Los cambios de año tienen la paradoja de significar mucho y al mismo tiempo no ser nada. Sin duda, tienen un sustento fáctico en la órbita completa de la Tierra sobre el Sol. Así mismo, el año alberga las estaciones o cambios regulares del clima, aunque en estos tiempos el caos climático es la norma. Las sociedades y estados también se han organizado temporalmente a través de los años, primero usando el Calendario Juliano, empezando en el año 43 AC y luego de 16 siglos a través del Calendario Gregoriano.

Sin duda, esta convención social del año marca nuestra vida, la determina. El trabajo, el estudio, los tiempos de comercio y del Estado están regidos por los años y lo que pasa dentro de los años. Pero también caemos en la ilusión periódica de que todo puede cambiar por pasar del 31 de diciembre al 1 de enero. Vienen los propósitos, buenas intenciones y el intento de dejar atrás lo malo que el año anterior trajo. Sin embargo, hay condicionamientos tan poderosamente fuertes en el ser humano y en el cuerpo social, que esos propósitos son mentiras que la gente se mete y se las cree…por unos días.

La contradicción más brutal opera en un segundo, justo a las 12 de la noche del 31 de diciembre. Toda la fraternidad que se expresa en el instante mismo del cambio de año es sucedida por la orgía más criminal y bárbara de pólvora y estruendo. ¿Qué bondad puede haber en los abrazos de fin de año si acto seguido, en una inconsciencia que es dolosa y criminal, empieza la guerra contra la naturaleza, los animales, el aire que respiramos y tantas personas que sufren con la pólvora? Qué rápido se pasa de la sensibilidad decembrina, que más bien es sensiblería y demagogia afectiva, al acto criminal del año nuevo. Y si a esto le sumamos el consumismo e inconsciencia brutales con que se viven estos días, podemos ver que los deseos y propósitos de una vida mejor para el año que entra no pasan de ser mentiras de temporada.

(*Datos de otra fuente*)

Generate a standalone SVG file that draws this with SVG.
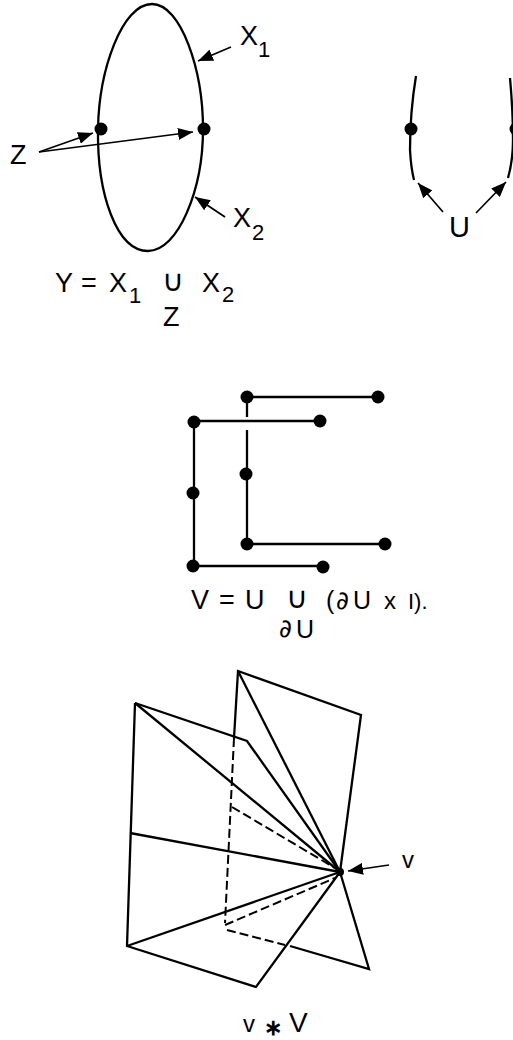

Dando una pasada por la política, en esta primera semana de enero asistimos a un particular cambio de año que se da cada cuatro: la llegada de nuevos alcaldes y gobernadores. Todos llenos de buenas intenciones, pregonando armonía, concordia y un futuro promisorio; pero cargando un lastre enorme, bien sea por su pasado salpicado de corrupción y clientelismo, o bien por unos compromisos poco sanos que se ven reflejados en unos gabinetes milimétricamente diseñados para satisfacer la codicia y voracidad de socios de campaña.

Un ejemplo de estas contradicciones que se dan con el paso de un año a otro, de un alcalde a otro, son las declaraciones del recién posesionado alcalde de Medellín, Federico Gutiérrez, quien con evidente autoconfianza afirmó en su posesión que “…a partir de hoy se acaban las mentiras, el odio, la división y la corrupción en nuestra ciudad…y comenzamos a unir de nuevo a nuestra gente”. Dándole el beneficio de la duda en cuanto a mentiras y corrupción; y aunque podría haberlo dicho de buena fe, peca de ingenuo e ignorante, o tiene muy mala memoria, al afirmar que en su mandato desaparecerán el odio y la división. Primero que todo porque la política lleva en su esencia, en su naturaleza, semillas de malquerencia, división, antagonismo y odio. Pero también porque Fico como político es un maniqueo; recordemos su campaña presidencial en la cual marcaba una tajante división entre los malos y los buenos, siendo él cruzado contra los que veía como maléficos. Su maniqueísmo brilló de la mano de su opacidad como candidato presidencial. Sin duda, la salida de Daniel Quintero es un alivio para Medellín, pero es conveniente que su sucesor no se vea a sí mismo como redentor infalible a quien toda una ciudad encomendó que la librara del mal, porque ahí empiezan los problemas. Y no solo es Fico, son todos los nuevos dignatarios los que corren riesgo de sentirse redentores; ojalá se bajaran de ese pedestal. Y Ojalá que en cuatro años extrañemos a los que se van, pero bien difícil que será que se cumpla este deseo de principio de año.